The Real Lincoln: A New Look at Abraham Lincoln, His Agenda, and an Unnecessary War, by Thomas DiLorenzo
Among the guilty is the foremost of all historians who have written on the topic, James G. Randall. "In chapter after chapter of his 595-page book Constitutional Problems Under Lincoln, he [Randall] dutifully describes not mere problems but the destruction of constitutional liberty. He concludes almost every chapter with a string of excuses. . . . The establishment of a dictatorship was not the overthrowing of the Constitution but merely ‘out of keeping with the normal tenor of American law.’ Nor were thousands of arbitrary arrests an example of tyranny but only ‘unfortunate,’ and made, after all, with ‘the best of motives’ " (p. 160).
Incredibly, the same pattern recurs among Lincoln’s partisans when they describe the gross violations of international law committed, with Lincoln’s entire approval, by Generals Sherman, Sheridan, Butler, and many others. After his bombardment of Atlanta, "Sherman’s army went on its usual binge of looting and burning. . . . It has been estimated that more than 90 percent of the city was demolished" (p. 186). As if this were not enough, Sherman expelled the remaining civilian residents from the city. Nevertheless, Mark Grimsley, a leading military historian, "downplays the suffering of the citizens of Atlanta by saying that ‘only’ a few thousand of them were evicted from their homes" (p. 187).

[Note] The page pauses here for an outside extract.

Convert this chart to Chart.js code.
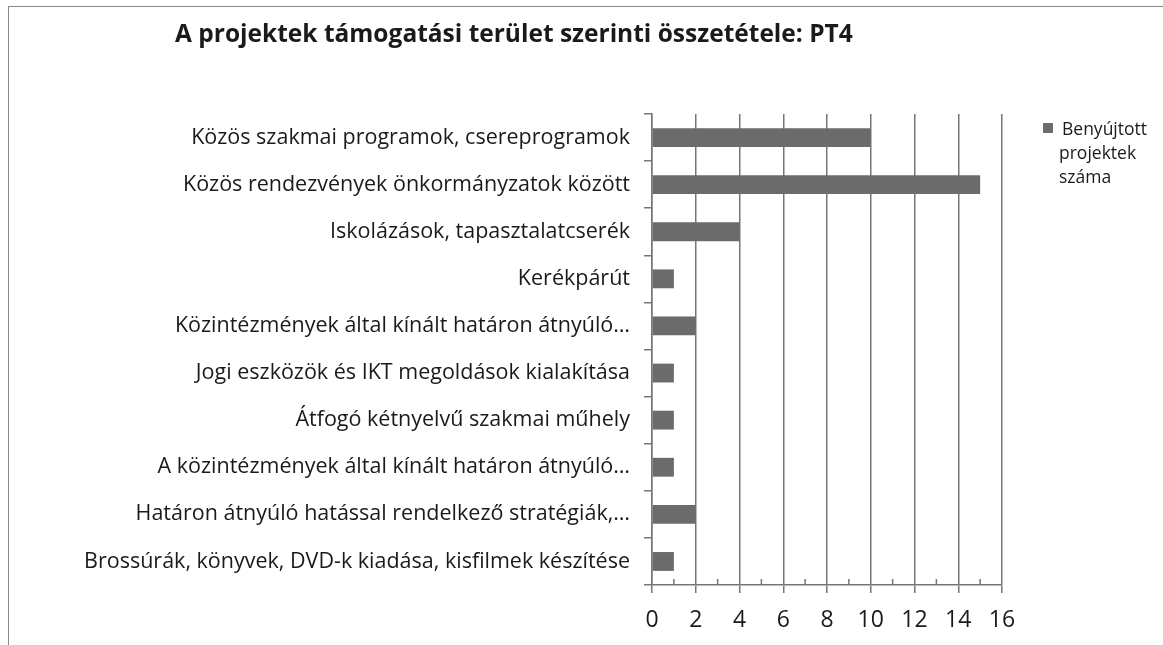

In the face of Sherman’s march to the sea and Sheridan’s burning of the Shenandoah Valley, Mark Neely writes that "Sherman and his ‘fellow generals waged war the same way most Victorian gentlemen did, and other Victorian gentlemen in the world knew it.’ Total war, according to Neely, was just not Sherman’s cup of tea" (p. 198).
To attack Sherman and his cohorts is fortunately not very controversial, even in these times of abject Lincoln worship; but to state the obvious clearly is no small virtue. Professor DiLorenzo undertakes a much more difficult task, though, in his treatment of Reconstruction. Here he undermines completely the arguments of the dominant approach to this period among contemporary American historians.